→ What you are asked to do: Each entry below should be returned exactly as is, with the pictures removed.

→ Code that draws figures:
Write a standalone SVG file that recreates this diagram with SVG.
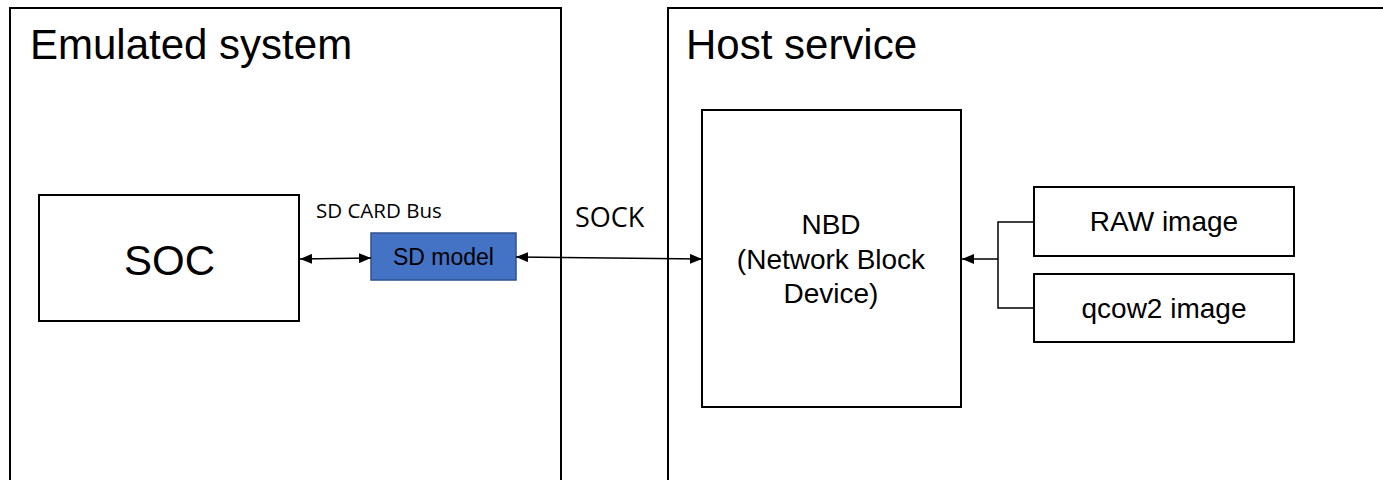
<svg xmlns="http://www.w3.org/2000/svg" width="1383" height="480" viewBox="0 0 1383 480">
  <style>
    .frame { fill: #ffffff; stroke: #000000; stroke-width: 2; }
    .box { fill: #ffffff; stroke: #000000; stroke-width: 2; }
    .blue { fill: #4472C4; stroke: #2F528F; stroke-width: 1.5; }
    .title { font-family: "Liberation Sans", Arial, sans-serif; font-size: 42px; fill: #000000; }
    .label { font-family: "Liberation Sans", Arial, sans-serif; fill: #000000; text-anchor: middle; }
    .note { font-family: "Open Sans", "Noto Sans", sans-serif; fill: #000000; }
    .wire { fill: none; stroke: #000000; stroke-width: 1.5; }
  </style>
  <defs>
    <marker id="head" viewBox="0 0 12 10" refX="12" refY="5" markerWidth="12" markerHeight="10" markerUnits="userSpaceOnUse" orient="auto-start-reverse">
      <path d="M0,0 L12,5 L0,10 Z" fill="#000000"/>
    </marker>
  </defs>
  <rect width="1383" height="480" fill="#ffffff"/>

  <!-- Emulated system container -->
  <g id="emulated-system">
    <rect class="frame" x="10" y="8" width="551" height="490"/>
    <text class="title" x="30" y="59">Emulated system</text>
  </g>

  <!-- Host service container -->
  <g id="host-service">
    <rect class="frame" x="668" y="8" width="740" height="490"/>
    <text class="title" x="686" y="59">Host service</text>
  </g>

  <g id="soc">
    <rect class="box" x="39" y="195" width="260" height="126"/>
    <text class="label" x="169.5" y="275" font-size="42">SOC</text>
  </g>

  <g id="sd-model">
    <rect class="blue" x="371" y="233" width="145" height="47"/>
    <text class="label" x="443.5" y="265" font-size="23">SD model</text>
  </g>

  <g id="nbd">
    <rect class="box" x="702" y="110" width="259" height="297"/>
    <text class="label" x="831" y="234" font-size="28">NBD</text>
    <text class="label" x="831" y="269" font-size="28">(Network Block</text>
    <text class="label" x="831" y="303" font-size="28">Device)</text>
  </g>

  <g id="raw-image">
    <rect class="box" x="1034" y="187" width="260" height="69"/>
    <text class="label" x="1164" y="231" font-size="28">RAW image</text>
  </g>

  <g id="qcow2-image">
    <rect class="box" x="1034" y="274" width="260" height="68"/>
    <text class="label" x="1164" y="318" font-size="28">qcow2 image</text>
  </g>

  <!-- Connectors and their labels -->
  <g id="connectors">
    <line class="wire" x1="300" y1="259" x2="371" y2="258" marker-start="url(#head)" marker-end="url(#head)"/>
    <text class="note" x="316" y="218" font-size="20.5">SD CARD Bus</text>
    <line class="wire" x1="516" y1="257" x2="702" y2="259" marker-start="url(#head)" marker-end="url(#head)"/>
    <text class="note" x="575" y="227" font-size="27">SOCK</text>
    <polyline class="wire" points="1034,222 998,222 998,308 1034,308"/>
    <line class="wire" x1="998" y1="259" x2="962" y2="259" marker-end="url(#head)"/>
  </g>
</svg>
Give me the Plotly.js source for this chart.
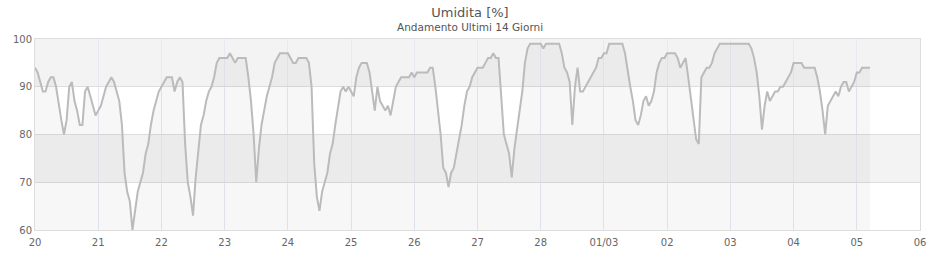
<!DOCTYPE html>
<html>
<head>
<meta charset="utf-8">
<script src="https://cdn.plot.ly/plotly-3.0.1.min.js"></script>
<style>html,body{margin:0;padding:0;background:#fff;}#chart{width:940px;height:260px;}</style>
</head>
<body>
<div id="chart"></div>
<script>
// Hourly humidity readings (%) starting 20 Feb 00:00
var startTime = '2025-02-20T00:00:00';
var humidity = [
  // 20
  94,93,91,89,89,91,92,92,90,86,83,80,83,90,91,87,85,82,82,89,90,88,86,84,
  // 21
  85,86,88,90,91,92,91,89,87,82,72,68,66,60,64,68,70,72,76,78,82,85,87,89,
  // 22
  90,91,92,92,92,89,91,92,91,78,70,67,63,71,77,82,84,87,89,90,92,95,96,96,
  // 23
  96,96,97,96,95,96,96,96,96,92,87,80,70,77,82,85,88,90,92,95,96,97,97,97,
  // 24
  97,96,95,95,96,96,96,96,95,90,74,67,64,68,70,72,76,78,82,86,89,90,89,90,
  // 25
  89,88,92,94,95,95,95,93,89,85,90,87,86,85,86,84,87,90,91,92,92,92,92,93,
  // 26
  92,93,93,93,93,93,94,94,90,85,80,73,72,69,72,73,76,79,82,86,89,90,92,93,
  // 27
  94,94,94,95,96,96,97,96,96,88,80,78,76,71,77,81,85,89,95,98,99,99,99,99,
  // 28
  99,98,99,99,99,99,99,99,97,94,93,91,82,90,94,89,89,90,91,92,93,94,96,96,
  // 01/03
  97,97,99,99,99,99,99,99,97,93,90,87,83,82,84,87,88,86,87,89,93,95,96,96,
  // 02
  97,97,97,97,96,94,95,96,92,88,84,79,78,92,93,94,94,95,97,98,99,99,99,99,
  // 03
  99,99,99,99,99,99,99,99,98,96,93,88,81,86,89,87,88,89,89,90,90,91,92,93,
  // 04
  95,95,95,95,94,94,94,94,94,92,89,85,80,86,87,88,89,88,90,91,91,89,90,91,
  // 05
  93,93,94,94,94,94
];
var tickDates = ['2025-02-20','2025-02-21','2025-02-22','2025-02-23','2025-02-24','2025-02-25','2025-02-26','2025-02-27','2025-02-28','2025-03-01','2025-03-02','2025-03-03','2025-03-04','2025-03-05','2025-03-06'];
var tickLabels = ['20','21','22','23','24','25','26','27','28','01/03','02','03','04','05','06'];
var yTicks = [60,70,80,90,100];
var bandRanges = [[90,100],[70,80]];

var t0 = new Date(startTime + 'Z').getTime();
var times = humidity.map(function(v,i){
  var d = new Date(t0 + i*3600000);
  return d.toISOString().slice(0,19).replace('T',' ');
});

var trace = {
  x: times, y: humidity, type: 'scatter', mode: 'lines',
  line: {color: '#bbbbbb', width: 2, shape: 'linear'},
  fill: 'tozeroy', fillcolor: 'rgba(0,0,0,0.03)',
  hoverinfo: 'x+y'
};

var shapes = bandRanges.map(function(b){
  return {type:'rect', xref:'paper', yref:'y', x0:0, x1:1, y0:b[0], y1:b[1],
          fillcolor:'#f3f3f3', line:{width:0}, layer:'below'};
});

var layout = {
  width: 940, height: 260,
  margin: {l:35, r:20, t:39, b:30, pad:0},
  paper_bgcolor: '#ffffff', plot_bgcolor: '#ffffff',
  font: {family: 'DejaVu Sans, Verdana, sans-serif', size: 10, color: '#666'},
  title: {text: 'Umidita [%]', x: 0.5, xref: 'container', xanchor: 'center',
          y: 1 - 12/260, yref: 'container', yanchor: 'middle',
          font: {size: 13, color: '#555'}},
  annotations: [{text: 'Andamento Ultimi 14 Giorni', xref: 'paper', yref: 'paper',
                 x: (470-35)/885, y: (230-27)/191, xanchor: 'center', yanchor: 'middle',
                 showarrow: false, font: {size: 10.5, color: '#555'}}],
  xaxis: {type: 'date', range: ['2025-02-20 00:00', '2025-03-06 00:00'],
          tickvals: tickDates, ticktext: tickLabels, ticks: '', ticklabelstandoff: 3,
          showgrid: true, gridcolor: '#e8e8f4', gridwidth: 1,
          showline: true, linecolor: '#dddddd', linewidth: 1, mirror: true,
          zeroline: false, fixedrange: true},
  yaxis: {range: [60,100], tickvals: yTicks, ticks: '',
          showgrid: true, gridcolor: '#dddddd', gridwidth: 1,
          showline: true, linecolor: '#dddddd', linewidth: 1, mirror: true,
          zeroline: false, fixedrange: true},
  shapes: shapes,
  showlegend: false
};

Plotly.newPlot('chart', [trace], layout, {displayModeBar: false, staticPlot: true});
</script>
</body>
</html>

→ The reply:
Write a standalone SVG file that recreates this diagram with SVG.
<svg xmlns="http://www.w3.org/2000/svg" width="1383" height="480" viewBox="0 0 1383 480">
  <style>
    .frame { fill: #ffffff; stroke: #000000; stroke-width: 2; }
    .box { fill: #ffffff; stroke: #000000; stroke-width: 2; }
    .blue { fill: #4472C4; stroke: #2F528F; stroke-width: 1.5; }
    .title { font-family: "Liberation Sans", Arial, sans-serif; font-size: 42px; fill: #000000; }
    .label { font-family: "Liberation Sans", Arial, sans-serif; fill: #000000; text-anchor: middle; }
    .note { font-family: "Open Sans", "Noto Sans", sans-serif; fill: #000000; }
    .wire { fill: none; stroke: #000000; stroke-width: 1.5; }
  </style>
  <defs>
    <marker id="head" viewBox="0 0 12 10" refX="12" refY="5" markerWidth="12" markerHeight="10" markerUnits="userSpaceOnUse" orient="auto-start-reverse">
      <path d="M0,0 L12,5 L0,10 Z" fill="#000000"/>
    </marker>
  </defs>
  <rect width="1383" height="480" fill="#ffffff"/>

  <!-- Emulated system container -->
  <g id="emulated-system">
    <rect class="frame" x="10" y="8" width="551" height="490"/>
    <text class="title" x="30" y="59">Emulated system</text>
  </g>

  <!-- Host service container -->
  <g id="host-service">
    <rect class="frame" x="668" y="8" width="740" height="490"/>
    <text class="title" x="686" y="59">Host service</text>
  </g>

  <g id="soc">
    <rect class="box" x="39" y="195" width="260" height="126"/>
    <text class="label" x="169.5" y="275" font-size="42">SOC</text>
  </g>

  <g id="sd-model">
    <rect class="blue" x="371" y="233" width="145" height="47"/>
    <text class="label" x="443.5" y="265" font-size="23">SD model</text>
  </g>

  <g id="nbd">
    <rect class="box" x="702" y="110" width="259" height="297"/>
    <text class="label" x="831" y="234" font-size="28">NBD</text>
    <text class="label" x="831" y="269" font-size="28">(Network Block</text>
    <text class="label" x="831" y="303" font-size="28">Device)</text>
  </g>

  <g id="raw-image">
    <rect class="box" x="1034" y="187" width="260" height="69"/>
    <text class="label" x="1164" y="231" font-size="28">RAW image</text>
  </g>

  <g id="qcow2-image">
    <rect class="box" x="1034" y="274" width="260" height="68"/>
    <text class="label" x="1164" y="318" font-size="28">qcow2 image</text>
  </g>

  <!-- Connectors and their labels -->
  <g id="connectors">
    <line class="wire" x1="300" y1="259" x2="371" y2="258" marker-start="url(#head)" marker-end="url(#head)"/>
    <text class="note" x="316" y="218" font-size="20.5">SD CARD Bus</text>
    <line class="wire" x1="516" y1="257" x2="702" y2="259" marker-start="url(#head)" marker-end="url(#head)"/>
    <text class="note" x="575" y="227" font-size="27">SOCK</text>
    <polyline class="wire" points="1034,222 998,222 998,308 1034,308"/>
    <line class="wire" x1="998" y1="259" x2="962" y2="259" marker-end="url(#head)"/>
  </g>
</svg>
Give me the Plotly.js source for this chart.
<!DOCTYPE html>
<html>
<head>
<meta charset="utf-8">
<script src="https://cdn.plot.ly/plotly-3.0.1.min.js"></script>
<style>html,body{margin:0;padding:0;background:#fff;}#chart{width:940px;height:260px;}</style>
</head>
<body>
<div id="chart"></div>
<script>
// Hourly humidity readings (%) starting 20 Feb 00:00
var startTime = '2025-02-20T00:00:00';
var humidity = [
  // 20
  94,93,91,89,89,91,92,92,90,86,83,80,83,90,91,87,85,82,82,89,90,88,86,84,
  // 21
  85,86,88,90,91,92,91,89,87,82,72,68,66,60,64,68,70,72,76,78,82,85,87,89,
  // 22
  90,91,92,92,92,89,91,92,91,78,70,67,63,71,77,82,84,87,89,90,92,95,96,96,
  // 23
  96,96,97,96,95,96,96,96,96,92,87,80,70,77,82,85,88,90,92,95,96,97,97,97,
  // 24
  97,96,95,95,96,96,96,96,95,90,74,67,64,68,70,72,76,78,82,86,89,90,89,90,
  // 25
  89,88,92,94,95,95,95,93,89,85,90,87,86,85,86,84,87,90,91,92,92,92,92,93,
  // 26
  92,93,93,93,93,93,94,94,90,85,80,73,72,69,72,73,76,79,82,86,89,90,92,93,
  // 27
  94,94,94,95,96,96,97,96,96,88,80,78,76,71,77,81,85,89,95,98,99,99,99,99,
  // 28
  99,98,99,99,99,99,99,99,97,94,93,91,82,90,94,89,89,90,91,92,93,94,96,96,
  // 01/03
  97,97,99,99,99,99,99,99,97,93,90,87,83,82,84,87,88,86,87,89,93,95,96,96,
  // 02
  97,97,97,97,96,94,95,96,92,88,84,79,78,92,93,94,94,95,97,98,99,99,99,99,
  // 03
  99,99,99,99,99,99,99,99,98,96,93,88,81,86,89,87,88,89,89,90,90,91,92,93,
  // 04
  95,95,95,95,94,94,94,94,94,92,89,85,80,86,87,88,89,88,90,91,91,89,90,91,
  // 05
  93,93,94,94,94,94
];
var tickDates = ['2025-02-20','2025-02-21','2025-02-22','2025-02-23','2025-02-24','2025-02-25','2025-02-26','2025-02-27','2025-02-28','2025-03-01','2025-03-02','2025-03-03','2025-03-04','2025-03-05','2025-03-06'];
var tickLabels = ['20','21','22','23','24','25','26','27','28','01/03','02','03','04','05','06'];
var yTicks = [60,70,80,90,100];
var bandRanges = [[90,100],[70,80]];

var t0 = new Date(startTime + 'Z').getTime();
var times = humidity.map(function(v,i){
  var d = new Date(t0 + i*3600000);
  return d.toISOString().slice(0,19).replace('T',' ');
});

var trace = {
  x: times, y: humidity, type: 'scatter', mode: 'lines',
  line: {color: '#bbbbbb', width: 2, shape: 'linear'},
  fill: 'tozeroy', fillcolor: 'rgba(0,0,0,0.03)',
  hoverinfo: 'x+y'
};

var shapes = bandRanges.map(function(b){
  return {type:'rect', xref:'paper', yref:'y', x0:0, x1:1, y0:b[0], y1:b[1],
          fillcolor:'#f3f3f3', line:{width:0}, layer:'below'};
});

var layout = {
  width: 940, height: 260,
  margin: {l:35, r:20, t:39, b:30, pad:0},
  paper_bgcolor: '#ffffff', plot_bgcolor: '#ffffff',
  font: {family: 'DejaVu Sans, Verdana, sans-serif', size: 10, color: '#666'},
  title: {text: 'Umidita [%]', x: 0.5, xref: 'container', xanchor: 'center',
          y: 1 - 12/260, yref: 'container', yanchor: 'middle',
          font: {size: 13, color: '#555'}},
  annotations: [{text: 'Andamento Ultimi 14 Giorni', xref: 'paper', yref: 'paper',
                 x: (470-35)/885, y: (230-27)/191, xanchor: 'center', yanchor: 'middle',
                 showarrow: false, font: {size: 10.5, color: '#555'}}],
  xaxis: {type: 'date', range: ['2025-02-20 00:00', '2025-03-06 00:00'],
          tickvals: tickDates, ticktext: tickLabels, ticks: '', ticklabelstandoff: 3,
          showgrid: true, gridcolor: '#e8e8f4', gridwidth: 1,
          showline: true, linecolor: '#dddddd', linewidth: 1, mirror: true,
          zeroline: false, fixedrange: true},
  yaxis: {range: [60,100], tickvals: yTicks, ticks: '',
          showgrid: true, gridcolor: '#dddddd', gridwidth: 1,
          showline: true, linecolor: '#dddddd', linewidth: 1, mirror: true,
          zeroline: false, fixedrange: true},
  shapes: shapes,
  showlegend: false
};

Plotly.newPlot('chart', [trace], layout, {displayModeBar: false, staticPlot: true});
</script>
</body>
</html>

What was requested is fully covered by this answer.